What the model still does
The model still matters. It should handle the parts that are not deterministic:
- understand which library the user actually means
- decide whether the fetched snippets answer the coding question
- explain tradeoffs when docs are incomplete or conflicting
- suggest when a missing branch should be added to the graph
The goal is not "no model." The goal is to stop spending model context on the same mechanical procedure every time.
Why this helps
For a one-off task, a prompt and a tool call may be enough.
For repeated work, the graph has advantages:
- It reduces repeated token/context use because known procedure lives as graph state.
- It is inspectable, so a user can see what the agent is about to do.
- It is testable, because commands and status checks can be run directly.
- It is refactorable, because common steps can move into shared graph nodes.
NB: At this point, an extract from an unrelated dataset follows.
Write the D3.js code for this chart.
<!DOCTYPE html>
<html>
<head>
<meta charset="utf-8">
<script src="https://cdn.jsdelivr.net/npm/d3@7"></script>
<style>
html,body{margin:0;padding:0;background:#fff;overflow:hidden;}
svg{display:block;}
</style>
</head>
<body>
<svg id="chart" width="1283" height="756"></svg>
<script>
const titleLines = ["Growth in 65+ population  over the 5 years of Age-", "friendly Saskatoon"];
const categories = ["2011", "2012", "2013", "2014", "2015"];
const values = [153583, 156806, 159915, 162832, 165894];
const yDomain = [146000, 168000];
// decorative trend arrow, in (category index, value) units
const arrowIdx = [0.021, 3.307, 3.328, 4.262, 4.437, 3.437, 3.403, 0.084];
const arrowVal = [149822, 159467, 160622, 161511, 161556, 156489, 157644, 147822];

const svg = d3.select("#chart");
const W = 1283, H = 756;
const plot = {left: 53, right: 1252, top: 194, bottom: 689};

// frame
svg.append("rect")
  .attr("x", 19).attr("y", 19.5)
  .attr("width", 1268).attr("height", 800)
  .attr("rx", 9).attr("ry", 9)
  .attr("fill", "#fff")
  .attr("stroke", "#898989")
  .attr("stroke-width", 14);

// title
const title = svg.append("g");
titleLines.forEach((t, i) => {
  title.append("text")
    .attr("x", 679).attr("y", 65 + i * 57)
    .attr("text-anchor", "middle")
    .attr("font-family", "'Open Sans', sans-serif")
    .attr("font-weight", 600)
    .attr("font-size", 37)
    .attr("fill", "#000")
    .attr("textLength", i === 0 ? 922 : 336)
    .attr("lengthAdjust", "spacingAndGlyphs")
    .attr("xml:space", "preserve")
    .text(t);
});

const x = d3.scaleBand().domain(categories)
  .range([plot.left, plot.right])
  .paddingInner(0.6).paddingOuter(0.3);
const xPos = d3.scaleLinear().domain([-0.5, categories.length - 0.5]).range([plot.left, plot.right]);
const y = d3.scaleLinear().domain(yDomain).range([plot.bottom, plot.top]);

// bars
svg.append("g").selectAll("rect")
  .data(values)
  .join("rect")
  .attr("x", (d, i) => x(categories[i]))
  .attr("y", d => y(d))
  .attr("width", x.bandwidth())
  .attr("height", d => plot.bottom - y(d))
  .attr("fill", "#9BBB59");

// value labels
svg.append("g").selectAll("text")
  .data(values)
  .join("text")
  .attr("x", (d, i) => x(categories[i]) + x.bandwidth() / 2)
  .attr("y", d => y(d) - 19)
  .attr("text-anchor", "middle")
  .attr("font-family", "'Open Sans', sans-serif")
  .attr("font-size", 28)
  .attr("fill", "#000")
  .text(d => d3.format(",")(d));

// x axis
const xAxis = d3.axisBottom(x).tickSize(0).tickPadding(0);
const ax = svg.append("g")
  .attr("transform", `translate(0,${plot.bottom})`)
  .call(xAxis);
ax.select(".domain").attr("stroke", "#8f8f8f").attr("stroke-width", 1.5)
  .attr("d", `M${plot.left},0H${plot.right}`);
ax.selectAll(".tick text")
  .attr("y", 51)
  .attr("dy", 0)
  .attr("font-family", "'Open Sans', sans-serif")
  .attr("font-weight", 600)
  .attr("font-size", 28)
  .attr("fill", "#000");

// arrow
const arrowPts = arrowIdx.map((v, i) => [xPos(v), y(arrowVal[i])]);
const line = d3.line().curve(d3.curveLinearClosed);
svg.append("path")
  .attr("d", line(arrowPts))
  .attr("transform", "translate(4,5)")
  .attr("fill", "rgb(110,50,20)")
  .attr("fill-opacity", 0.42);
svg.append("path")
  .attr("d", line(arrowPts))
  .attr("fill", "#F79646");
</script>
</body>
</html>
- It is safer, because mutation points and review points become explicit.
The same pattern works beyond docs retrieval:
- GitHub issue triage
- Playwright browser workflows
- n8n self-hosted workflow checks
- database inspection
- cloud resource readiness checks
- shell scripts that teams keep re-explaining in runbooks
The Click Agent demo
Click Agent now has an optional Tool Graphs demo project:
agent_tool_graphs
It is not meant to replace a user's private Knowledge project. Private team procedures still belong in Knowledge or in a smaller dedicated Hood2 project.
The global atlas is a demo: take common agent tools and skills, identify the deterministic workflow inside them, and turn that workflow into visible Hood2 graph structure.
That is the product direction: agents should not only have tools. They should have inspectable execution graphs for the parts of tool use that are already known.